[Collection entries]
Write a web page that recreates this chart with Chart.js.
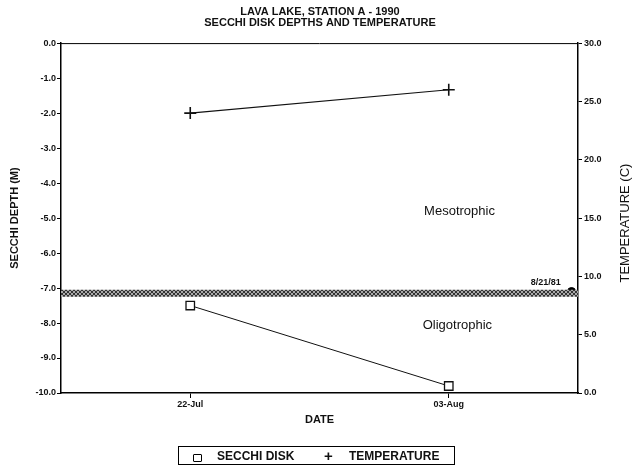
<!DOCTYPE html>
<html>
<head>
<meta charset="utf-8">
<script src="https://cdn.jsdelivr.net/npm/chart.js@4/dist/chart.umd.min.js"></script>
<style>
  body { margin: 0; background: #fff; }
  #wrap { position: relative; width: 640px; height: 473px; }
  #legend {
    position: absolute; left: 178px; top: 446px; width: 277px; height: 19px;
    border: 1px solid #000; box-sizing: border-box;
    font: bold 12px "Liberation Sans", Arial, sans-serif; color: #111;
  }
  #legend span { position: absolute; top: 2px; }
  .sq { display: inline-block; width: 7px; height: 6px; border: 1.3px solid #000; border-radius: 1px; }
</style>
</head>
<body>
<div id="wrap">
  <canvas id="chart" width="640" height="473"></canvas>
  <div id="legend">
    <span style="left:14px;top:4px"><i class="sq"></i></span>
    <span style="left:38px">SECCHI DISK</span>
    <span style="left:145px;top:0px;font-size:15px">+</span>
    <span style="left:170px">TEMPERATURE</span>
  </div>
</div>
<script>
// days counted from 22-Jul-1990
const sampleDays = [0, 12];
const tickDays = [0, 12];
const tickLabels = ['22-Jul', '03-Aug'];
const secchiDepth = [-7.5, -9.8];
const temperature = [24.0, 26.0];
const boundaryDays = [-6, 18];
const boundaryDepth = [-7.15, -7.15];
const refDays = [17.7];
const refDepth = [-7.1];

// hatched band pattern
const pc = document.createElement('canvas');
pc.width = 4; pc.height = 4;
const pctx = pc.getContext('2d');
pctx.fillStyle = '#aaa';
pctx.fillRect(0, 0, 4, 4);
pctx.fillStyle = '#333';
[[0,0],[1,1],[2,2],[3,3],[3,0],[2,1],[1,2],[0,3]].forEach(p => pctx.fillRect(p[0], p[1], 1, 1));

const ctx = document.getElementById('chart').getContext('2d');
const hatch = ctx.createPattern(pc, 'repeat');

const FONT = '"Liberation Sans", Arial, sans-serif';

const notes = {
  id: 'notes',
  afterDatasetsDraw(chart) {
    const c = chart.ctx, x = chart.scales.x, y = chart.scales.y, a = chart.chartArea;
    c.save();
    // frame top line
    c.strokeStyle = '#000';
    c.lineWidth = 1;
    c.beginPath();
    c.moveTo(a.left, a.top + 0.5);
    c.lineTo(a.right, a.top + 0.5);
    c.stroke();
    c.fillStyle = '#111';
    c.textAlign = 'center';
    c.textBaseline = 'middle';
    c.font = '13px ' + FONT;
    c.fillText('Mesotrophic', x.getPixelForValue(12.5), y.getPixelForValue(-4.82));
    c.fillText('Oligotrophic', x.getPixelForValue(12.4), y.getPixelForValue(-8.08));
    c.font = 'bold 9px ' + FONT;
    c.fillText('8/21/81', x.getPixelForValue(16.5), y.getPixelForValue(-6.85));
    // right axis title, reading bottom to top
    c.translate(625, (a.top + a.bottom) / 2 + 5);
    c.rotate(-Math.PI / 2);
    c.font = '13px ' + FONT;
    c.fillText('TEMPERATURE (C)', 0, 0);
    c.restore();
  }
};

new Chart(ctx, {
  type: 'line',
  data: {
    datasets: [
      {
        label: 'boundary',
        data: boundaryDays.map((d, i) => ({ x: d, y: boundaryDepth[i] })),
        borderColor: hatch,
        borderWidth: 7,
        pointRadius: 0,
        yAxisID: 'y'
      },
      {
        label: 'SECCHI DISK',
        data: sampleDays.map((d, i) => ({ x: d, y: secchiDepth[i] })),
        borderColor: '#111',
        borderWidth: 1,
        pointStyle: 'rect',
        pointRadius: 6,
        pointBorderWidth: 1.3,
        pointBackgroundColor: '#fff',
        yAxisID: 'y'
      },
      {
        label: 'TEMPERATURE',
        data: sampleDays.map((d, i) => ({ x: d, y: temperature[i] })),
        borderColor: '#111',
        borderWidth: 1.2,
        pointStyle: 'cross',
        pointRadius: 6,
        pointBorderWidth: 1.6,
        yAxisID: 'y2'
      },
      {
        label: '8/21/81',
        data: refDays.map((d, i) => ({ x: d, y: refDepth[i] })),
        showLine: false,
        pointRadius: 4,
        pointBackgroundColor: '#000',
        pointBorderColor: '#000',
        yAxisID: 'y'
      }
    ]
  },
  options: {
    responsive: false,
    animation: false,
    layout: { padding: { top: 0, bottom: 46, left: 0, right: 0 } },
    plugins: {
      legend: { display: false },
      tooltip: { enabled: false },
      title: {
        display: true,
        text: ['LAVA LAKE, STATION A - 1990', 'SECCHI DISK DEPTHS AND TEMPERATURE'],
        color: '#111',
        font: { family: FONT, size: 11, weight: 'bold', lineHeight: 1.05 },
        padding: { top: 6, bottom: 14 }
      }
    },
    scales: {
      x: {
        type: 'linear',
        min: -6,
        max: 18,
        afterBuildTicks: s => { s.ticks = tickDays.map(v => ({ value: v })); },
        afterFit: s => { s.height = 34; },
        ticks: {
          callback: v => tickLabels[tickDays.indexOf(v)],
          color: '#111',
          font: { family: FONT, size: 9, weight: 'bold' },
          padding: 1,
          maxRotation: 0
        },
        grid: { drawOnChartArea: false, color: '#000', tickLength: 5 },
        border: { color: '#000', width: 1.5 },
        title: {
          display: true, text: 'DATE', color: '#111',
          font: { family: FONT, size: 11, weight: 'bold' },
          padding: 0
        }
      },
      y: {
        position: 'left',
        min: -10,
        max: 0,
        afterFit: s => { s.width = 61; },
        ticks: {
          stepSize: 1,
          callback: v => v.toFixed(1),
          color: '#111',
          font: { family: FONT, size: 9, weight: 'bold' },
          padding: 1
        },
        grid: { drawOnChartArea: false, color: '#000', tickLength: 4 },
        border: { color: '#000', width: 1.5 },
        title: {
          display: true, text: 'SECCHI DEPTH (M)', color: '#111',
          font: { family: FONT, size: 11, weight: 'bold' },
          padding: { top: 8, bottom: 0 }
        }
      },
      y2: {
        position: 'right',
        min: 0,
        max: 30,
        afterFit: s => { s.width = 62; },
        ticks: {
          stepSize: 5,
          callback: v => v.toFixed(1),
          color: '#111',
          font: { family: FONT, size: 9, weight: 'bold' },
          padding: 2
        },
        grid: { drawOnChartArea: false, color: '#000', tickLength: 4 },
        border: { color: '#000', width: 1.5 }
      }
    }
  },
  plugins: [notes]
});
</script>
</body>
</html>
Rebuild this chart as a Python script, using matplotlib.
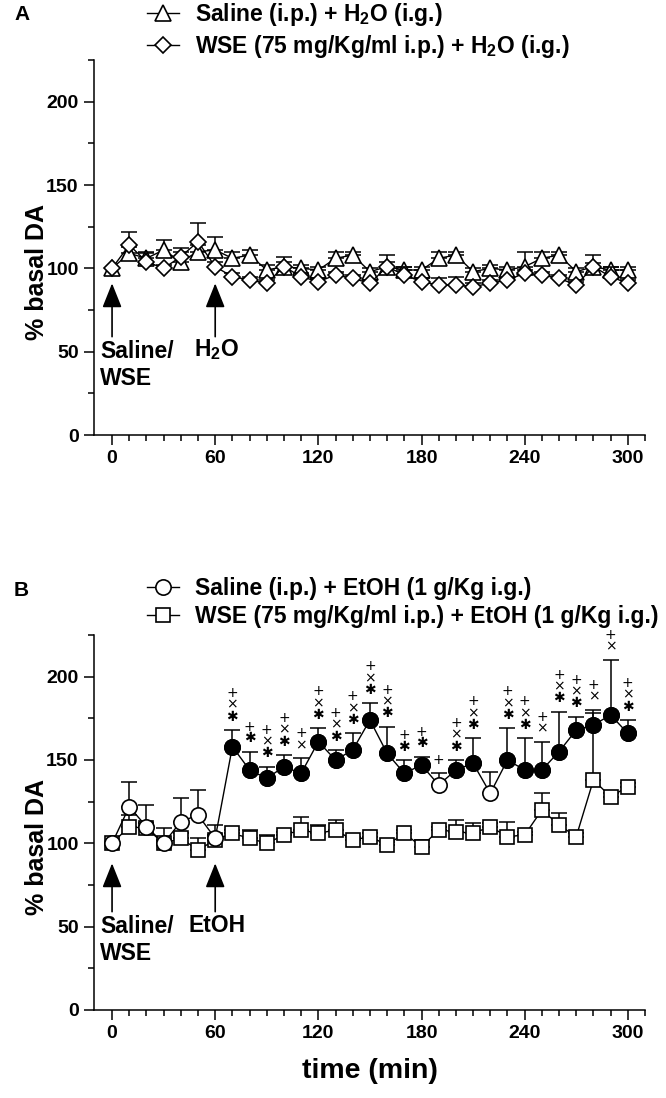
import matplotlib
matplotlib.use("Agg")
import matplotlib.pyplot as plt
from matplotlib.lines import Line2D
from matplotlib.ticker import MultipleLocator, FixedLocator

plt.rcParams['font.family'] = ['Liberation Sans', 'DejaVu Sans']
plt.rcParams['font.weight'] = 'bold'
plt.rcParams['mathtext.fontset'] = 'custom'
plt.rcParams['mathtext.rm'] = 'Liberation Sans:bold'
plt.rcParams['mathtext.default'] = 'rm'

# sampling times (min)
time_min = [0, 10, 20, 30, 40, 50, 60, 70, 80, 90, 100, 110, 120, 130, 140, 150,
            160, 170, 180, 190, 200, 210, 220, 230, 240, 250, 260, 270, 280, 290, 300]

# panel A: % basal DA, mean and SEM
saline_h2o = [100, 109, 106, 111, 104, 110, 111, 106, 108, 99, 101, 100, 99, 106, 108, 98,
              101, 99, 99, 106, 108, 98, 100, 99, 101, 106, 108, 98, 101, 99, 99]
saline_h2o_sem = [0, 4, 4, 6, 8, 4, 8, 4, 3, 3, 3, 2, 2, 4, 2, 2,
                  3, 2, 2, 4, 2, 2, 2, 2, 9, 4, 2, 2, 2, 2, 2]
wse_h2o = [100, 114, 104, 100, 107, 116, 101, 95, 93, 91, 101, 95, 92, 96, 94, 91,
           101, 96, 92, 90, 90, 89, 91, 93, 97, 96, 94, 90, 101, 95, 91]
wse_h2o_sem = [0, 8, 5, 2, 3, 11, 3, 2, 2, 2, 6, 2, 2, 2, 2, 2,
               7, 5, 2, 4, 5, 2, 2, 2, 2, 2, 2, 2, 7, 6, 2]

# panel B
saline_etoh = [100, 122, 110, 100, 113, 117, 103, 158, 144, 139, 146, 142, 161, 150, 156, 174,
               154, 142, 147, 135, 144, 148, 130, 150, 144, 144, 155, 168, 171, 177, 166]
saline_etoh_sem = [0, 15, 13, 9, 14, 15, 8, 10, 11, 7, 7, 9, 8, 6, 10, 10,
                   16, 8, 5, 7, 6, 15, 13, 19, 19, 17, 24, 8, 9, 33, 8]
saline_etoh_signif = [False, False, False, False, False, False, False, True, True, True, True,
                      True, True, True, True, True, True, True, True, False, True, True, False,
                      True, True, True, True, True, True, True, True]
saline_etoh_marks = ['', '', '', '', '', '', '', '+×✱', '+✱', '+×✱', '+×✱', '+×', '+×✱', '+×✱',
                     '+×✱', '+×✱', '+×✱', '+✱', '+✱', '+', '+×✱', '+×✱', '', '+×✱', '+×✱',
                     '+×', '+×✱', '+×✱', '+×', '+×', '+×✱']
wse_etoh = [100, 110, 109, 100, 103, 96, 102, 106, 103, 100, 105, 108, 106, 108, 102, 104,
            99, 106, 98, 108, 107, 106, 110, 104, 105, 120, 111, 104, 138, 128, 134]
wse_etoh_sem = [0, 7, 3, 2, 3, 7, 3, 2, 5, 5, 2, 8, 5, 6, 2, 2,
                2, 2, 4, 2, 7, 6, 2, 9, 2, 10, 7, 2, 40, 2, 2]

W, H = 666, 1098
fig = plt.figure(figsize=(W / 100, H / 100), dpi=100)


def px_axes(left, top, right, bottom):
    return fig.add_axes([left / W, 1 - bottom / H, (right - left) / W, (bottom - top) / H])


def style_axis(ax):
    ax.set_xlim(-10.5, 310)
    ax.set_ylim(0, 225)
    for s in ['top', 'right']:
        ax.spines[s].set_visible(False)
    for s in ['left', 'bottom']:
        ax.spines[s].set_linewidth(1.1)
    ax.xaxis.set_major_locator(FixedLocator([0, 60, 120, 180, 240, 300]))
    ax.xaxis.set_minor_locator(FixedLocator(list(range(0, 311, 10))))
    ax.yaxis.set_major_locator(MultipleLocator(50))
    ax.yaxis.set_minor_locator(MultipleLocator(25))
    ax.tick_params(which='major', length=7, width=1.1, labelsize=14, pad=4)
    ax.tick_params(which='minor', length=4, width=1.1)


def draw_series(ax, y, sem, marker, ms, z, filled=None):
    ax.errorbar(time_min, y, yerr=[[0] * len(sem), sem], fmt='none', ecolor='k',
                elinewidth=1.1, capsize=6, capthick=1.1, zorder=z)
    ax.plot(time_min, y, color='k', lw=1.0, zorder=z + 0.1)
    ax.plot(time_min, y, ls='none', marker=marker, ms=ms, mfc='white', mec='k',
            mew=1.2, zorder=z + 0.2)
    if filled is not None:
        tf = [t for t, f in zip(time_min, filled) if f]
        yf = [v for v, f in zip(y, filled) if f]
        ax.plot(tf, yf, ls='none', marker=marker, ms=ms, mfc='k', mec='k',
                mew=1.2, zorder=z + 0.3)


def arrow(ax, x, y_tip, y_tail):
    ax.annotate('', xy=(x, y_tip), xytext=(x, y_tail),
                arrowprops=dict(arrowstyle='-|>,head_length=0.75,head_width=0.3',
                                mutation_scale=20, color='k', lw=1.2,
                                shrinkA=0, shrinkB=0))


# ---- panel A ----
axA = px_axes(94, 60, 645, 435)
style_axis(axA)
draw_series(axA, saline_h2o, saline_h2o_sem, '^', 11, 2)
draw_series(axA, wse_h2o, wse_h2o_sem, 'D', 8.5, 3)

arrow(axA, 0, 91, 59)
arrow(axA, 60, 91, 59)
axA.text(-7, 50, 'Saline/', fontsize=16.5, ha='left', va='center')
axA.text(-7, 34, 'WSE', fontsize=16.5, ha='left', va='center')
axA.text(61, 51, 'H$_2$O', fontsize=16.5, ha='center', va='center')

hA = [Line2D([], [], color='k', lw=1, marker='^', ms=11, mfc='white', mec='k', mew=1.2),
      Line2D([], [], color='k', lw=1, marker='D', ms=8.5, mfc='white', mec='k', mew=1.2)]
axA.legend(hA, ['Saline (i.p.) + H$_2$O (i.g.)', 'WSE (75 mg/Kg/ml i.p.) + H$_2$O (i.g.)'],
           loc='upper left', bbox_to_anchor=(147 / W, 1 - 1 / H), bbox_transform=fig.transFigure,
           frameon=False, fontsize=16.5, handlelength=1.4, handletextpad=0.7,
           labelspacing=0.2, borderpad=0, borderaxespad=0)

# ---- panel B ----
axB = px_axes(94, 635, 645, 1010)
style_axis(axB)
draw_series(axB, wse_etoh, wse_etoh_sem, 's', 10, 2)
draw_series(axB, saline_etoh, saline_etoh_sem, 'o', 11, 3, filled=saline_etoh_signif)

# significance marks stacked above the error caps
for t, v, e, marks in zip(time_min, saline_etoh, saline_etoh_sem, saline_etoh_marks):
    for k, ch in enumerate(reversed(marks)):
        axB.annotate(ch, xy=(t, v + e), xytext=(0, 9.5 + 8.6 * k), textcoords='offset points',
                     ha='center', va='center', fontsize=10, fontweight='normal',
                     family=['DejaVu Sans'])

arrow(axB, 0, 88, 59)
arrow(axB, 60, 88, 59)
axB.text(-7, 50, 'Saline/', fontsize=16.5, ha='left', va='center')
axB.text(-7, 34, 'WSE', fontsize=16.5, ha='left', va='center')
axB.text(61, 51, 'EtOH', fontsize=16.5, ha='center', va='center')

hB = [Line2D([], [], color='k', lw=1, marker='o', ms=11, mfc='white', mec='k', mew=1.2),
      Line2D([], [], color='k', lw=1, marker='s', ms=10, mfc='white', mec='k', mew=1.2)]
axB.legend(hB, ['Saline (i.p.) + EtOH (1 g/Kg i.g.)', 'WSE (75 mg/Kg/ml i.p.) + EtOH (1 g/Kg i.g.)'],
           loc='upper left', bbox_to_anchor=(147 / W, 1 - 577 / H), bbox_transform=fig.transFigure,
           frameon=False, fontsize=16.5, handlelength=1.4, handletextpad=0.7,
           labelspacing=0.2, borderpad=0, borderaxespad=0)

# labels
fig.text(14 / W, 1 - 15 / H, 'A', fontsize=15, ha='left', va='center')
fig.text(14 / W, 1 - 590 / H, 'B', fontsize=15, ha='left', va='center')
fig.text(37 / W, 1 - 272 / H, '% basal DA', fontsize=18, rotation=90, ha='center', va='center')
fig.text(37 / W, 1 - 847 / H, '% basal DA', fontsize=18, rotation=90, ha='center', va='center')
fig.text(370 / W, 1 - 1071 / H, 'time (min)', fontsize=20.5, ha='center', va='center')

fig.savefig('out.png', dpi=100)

• [Prompt]:
Retype the lines above exactly as they appear, from the line containing "Rebuild this chart" through the line containing "2, 2, 7, 6, 2]", and leave out any pictures.

• [Solved problem]:
Rebuild this chart as a Python script, using matplotlib.
import matplotlib
matplotlib.use("Agg")
import matplotlib.pyplot as plt
from matplotlib.lines import Line2D
from matplotlib.ticker import MultipleLocator, FixedLocator

plt.rcParams['font.family'] = ['Liberation Sans', 'DejaVu Sans']
plt.rcParams['font.weight'] = 'bold'
plt.rcParams['mathtext.fontset'] = 'custom'
plt.rcParams['mathtext.rm'] = 'Liberation Sans:bold'
plt.rcParams['mathtext.default'] = 'rm'

# sampling times (min)
time_min = [0, 10, 20, 30, 40, 50, 60, 70, 80, 90, 100, 110, 120, 130, 140, 150,
            160, 170, 180, 190, 200, 210, 220, 230, 240, 250, 260, 270, 280, 290, 300]

# panel A: % basal DA, mean and SEM
saline_h2o = [100, 109, 106, 111, 104, 110, 111, 106, 108, 99, 101, 100, 99, 106, 108, 98,
              101, 99, 99, 106, 108, 98, 100, 99, 101, 106, 108, 98, 101, 99, 99]
saline_h2o_sem = [0, 4, 4, 6, 8, 4, 8, 4, 3, 3, 3, 2, 2, 4, 2, 2,
                  3, 2, 2, 4, 2, 2, 2, 2, 9, 4, 2, 2, 2, 2, 2]
wse_h2o = [100, 114, 104, 100, 107, 116, 101, 95, 93, 91, 101, 95, 92, 96, 94, 91,
           101, 96, 92, 90, 90, 89, 91, 93, 97, 96, 94, 90, 101, 95, 91]
wse_h2o_sem = [0, 8, 5, 2, 3, 11, 3, 2, 2, 2, 6, 2, 2, 2, 2, 2,
               7, 5, 2, 4, 5, 2, 2, 2, 2, 2, 2, 2, 7, 6, 2]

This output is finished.